What is being asked:
Can you set down, exactly as they appear below, the lines from the opening of the material through the one bearing "minimum width=28pt, minimum", minus the pictures?

Data extract:
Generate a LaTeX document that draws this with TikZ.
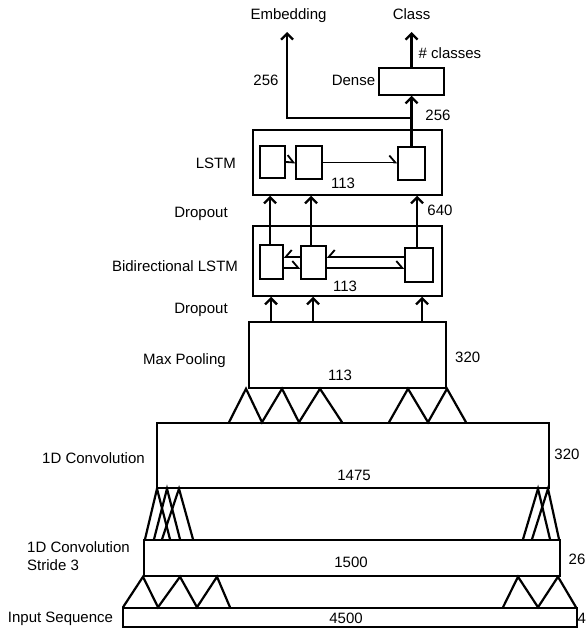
\documentclass[tikz,border=0pt]{standalone}
\usepackage{fontspec}
\setmainfont{Liberation Sans}
\usetikzlibrary{arrows.meta,calc}
\begin{document}
\begin{tikzpicture}[x=1pt,y=-1pt,
  box/.style={draw, line width=1.5pt, inner sep=0pt},
  cell/.style={draw, line width=1.5pt, inner sep=0pt},
  lbl/.style={font=\fontsize{15}{18}\selectfont, inner sep=0pt, text height=10.8pt, text depth=0pt},
  arr/.style={line width=2.3pt, -{Straight Barb[length=6pt,width=12pt]}},
  tickl/.style={line width=1.8pt, -{Straight Barb[left,length=6pt,width=14pt]}},
  tickr/.style={line width=1.8pt, -{Straight Barb[right,length=6pt,width=14pt]}},
  kern/.style={line width=2.2pt}]
\useasboundingbox (0,0) rectangle (586,631);

% boxes
\node[box, minimum width=454pt, minimum height=19pt] (input) at (350,617.5) {};
\node[box, minimum width=416pt, minimum height=36pt] (conva) at (352,558) {};
\node[box, minimum width=392pt, minimum height=65pt] (convb) at (353,455.5) {};
\node[box, minimum width=197pt, minimum height=66pt] (pool) at (347.5,355) {};
\node[box, minimum width=189pt, minimum height=70pt] (bi) at (347.5,261) {};
\node[box, minimum width=189pt, minimum height=65pt] (lstm) at (347.5,162.5) {};
\node[box, minimum width=65pt, minimum height=27pt] (dense) at (411.5,81.5) {};

% LSTM cells
\node[cell, minimum width=25pt, minimum height=32pt] (l1) at (272.5,162) {};
\node[cell, minimum width=26pt, minimum height=33pt] (l2) at (309,162.5) {};
\node[cell, minimum width=27pt, minimum height=33pt] (l3) at (411.5,163.5) {};
% BiLSTM cells
\node[cell, minimum width=23pt, minimum height=34pt] (b1) at (271.5,262) {};
\node[cell, minimum width=25pt, minimum height=33pt] (b2) at (313.5,262.5) {};
\node[cell, minimum width=28pt, minimum height=34pt] (b3) at (419,265) {};

% labels
\node[lbl] (tEmb) at (288.5,14.3) {Embedding};
\node[lbl] (tCls) at (411.5,14.3) {Class};
\node[lbl] (tNcl) at (450,53) {\# classes};
\node[lbl] (tE256) at (266,80) {256};
\node[lbl] (tDense) at (353.5,80) {Dense};
\node[lbl] (tD256) at (438,115.5) {256};
\node[lbl, anchor=east] (tLstm) at (236,163) {LSTM};
\node[lbl] (tL113) at (343,183) {113};
\node[lbl] (tDrop1) at (201,212) {Dropout};
\node[lbl] (t640) at (440,210.5) {640};
\node[lbl] (tBi) at (175,266) {Bidirectional LSTM};
\node[lbl] (tB113) at (345,286) {113};
\node[lbl] (tDrop2) at (201,308) {Dropout};
\node[lbl] (tPool) at (184.5,359.5) {Max Pooling};
\node[lbl] (tP113) at (340,375.5) {113};
\node[lbl, anchor=west] (tP320) at (455,357) {320};
\node[lbl] (tConv) at (93.5,458) {1D Convolution};
\node[lbl] (t1475) at (354,475.5) {1475};
\node[lbl] (tC320) at (567,454.5) {320};
\node[lbl, anchor=west] (tConvS) at (27,546.7) {1D Convolution};
\node[lbl, anchor=west] (tStride) at (27,565.3) {Stride 3};
\node[lbl] (t1500) at (351,562.5) {1500};
\node[lbl, anchor=west] (t26) at (568.5,559) {26};
\node[lbl] (tIn) at (60.5,617.5) {Input Sequence};
\node[lbl] (t4500) at (346,617.7) {4500};
\node[lbl, anchor=west] (t4) at (577.3,618) {4};

% output arrows
\coordinate (emb) at (287,32);
\coordinate (cls) at (411.5,32);
\coordinate (split) at (411.5,118);
\draw[arr] (l3.north) -- (l3.north |- dense.south);
\draw[arr] (split) -| (emb);
\draw[arr] (dense.north) -- (cls);

% LSTM internal
\draw[tickl] (l1.east) -- (l2.west);
\draw[tickl] (l2.east) -- (l3.west |- l2.east);

% Bi -> LSTM
\draw[arr] (270,0 |- b1.north) -- (270,0 |- lstm.south);
\draw[arr] (311,0 |- b2.north) -- (311,0 |- lstm.south);
\draw[arr] (417,0 |- b3.north) -- (417,0 |- lstm.south);

% Bi internal
\draw[tickr] (b3.west |- 0,257) -- (b2.east |- 0,257);
\draw[tickr] (b2.west |- 0,257) -- (b1.east |- 0,257);
\draw[tickl] (b1.east |- 0,268) -- (b2.west |- 0,268);
\draw[tickl] (b2.east |- 0,268) -- (b3.west |- 0,268);

% Pool -> Bi
\draw[arr] (271,0 |- pool.north) -- (271,0 |- bi.south);
\draw[arr] (313,0 |- pool.north) -- (313,0 |- bi.south);
\draw[arr] (422,0 |- pool.north) -- (422,0 |- bi.south);

% kernels: conv(1475) -> pool
\draw[kern] (229,0 |- convb.north) -- (246,0 |- pool.south) -- (262,0 |- convb.north)
  -- (282,0 |- pool.south) -- (299,0 |- convb.north) -- (320,0 |- pool.south) -- (342,0 |- convb.north);
\draw[kern] (389,0 |- convb.north) -- (408,0 |- pool.south) -- (428,0 |- convb.north)
  -- (447,0 |- pool.south) -- (466,0 |- convb.north);

% kernels: conv stride3 -> conv 1475
\draw[kern] (145,0 |- conva.north) -- (157,0 |- convb.south) -- (170,0 |- conva.north);
\draw[kern] (154,0 |- conva.north) -- (167,0 |- convb.south) -- (180,0 |- conva.north);
\draw[kern] (162,0 |- conva.north) -- (179,0 |- convb.south) -- (193,0 |- conva.north);
\draw[kern] (523,0 |- conva.north) -- (538,0 |- convb.south) -- (550,0 |- conva.north);
\draw[kern] (532,0 |- conva.north) -- (548,0 |- convb.south) -- (559,0 |- conva.north);

% kernels: input -> conv stride3
\draw[kern] (123,0 |- input.north) -- (143,0 |- conva.south) -- (158,0 |- input.north)
  -- (180,0 |- conva.south) -- (197,0 |- input.north) -- (217,0 |- conva.south) -- (230,0 |- input.north);
\draw[kern] (503,0 |- input.north) -- (518,0 |- conva.south) -- (538,0 |- input.north)
  -- (558,0 |- conva.south) -- (576,0 |- input.north);
\end{tikzpicture}
\end{document}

Answer below:
Generate a LaTeX document that draws this with TikZ.
\documentclass[tikz,border=0pt]{standalone}
\usepackage{fontspec}
\setmainfont{Liberation Sans}
\usetikzlibrary{arrows.meta,calc}
\begin{document}
\begin{tikzpicture}[x=1pt,y=-1pt,
  box/.style={draw, line width=1.5pt, inner sep=0pt},
  cell/.style={draw, line width=1.5pt, inner sep=0pt},
  lbl/.style={font=\fontsize{15}{18}\selectfont, inner sep=0pt, text height=10.8pt, text depth=0pt},
  arr/.style={line width=2.3pt, -{Straight Barb[length=6pt,width=12pt]}},
  tickl/.style={line width=1.8pt, -{Straight Barb[left,length=6pt,width=14pt]}},
  tickr/.style={line width=1.8pt, -{Straight Barb[right,length=6pt,width=14pt]}},
  kern/.style={line width=2.2pt}]
\useasboundingbox (0,0) rectangle (586,631);

% boxes
\node[box, minimum width=454pt, minimum height=19pt] (input) at (350,617.5) {};
\node[box, minimum width=416pt, minimum height=36pt] (conva) at (352,558) {};
\node[box, minimum width=392pt, minimum height=65pt] (convb) at (353,455.5) {};
\node[box, minimum width=197pt, minimum height=66pt] (pool) at (347.5,355) {};
\node[box, minimum width=189pt, minimum height=70pt] (bi) at (347.5,261) {};
\node[box, minimum width=189pt, minimum height=65pt] (lstm) at (347.5,162.5) {};
\node[box, minimum width=65pt, minimum height=27pt] (dense) at (411.5,81.5) {};

% LSTM cells
\node[cell, minimum width=25pt, minimum height=32pt] (l1) at (272.5,162) {};
\node[cell, minimum width=26pt, minimum height=33pt] (l2) at (309,162.5) {};
\node[cell, minimum width=27pt, minimum height=33pt] (l3) at (411.5,163.5) {};
% BiLSTM cells
\node[cell, minimum width=23pt, minimum height=34pt] (b1) at (271.5,262) {};
\node[cell, minimum width=25pt, minimum height=33pt] (b2) at (313.5,262.5) {};
\node[cell, minimum width=28pt, minimum height=34pt] (b3) at (419,265) {};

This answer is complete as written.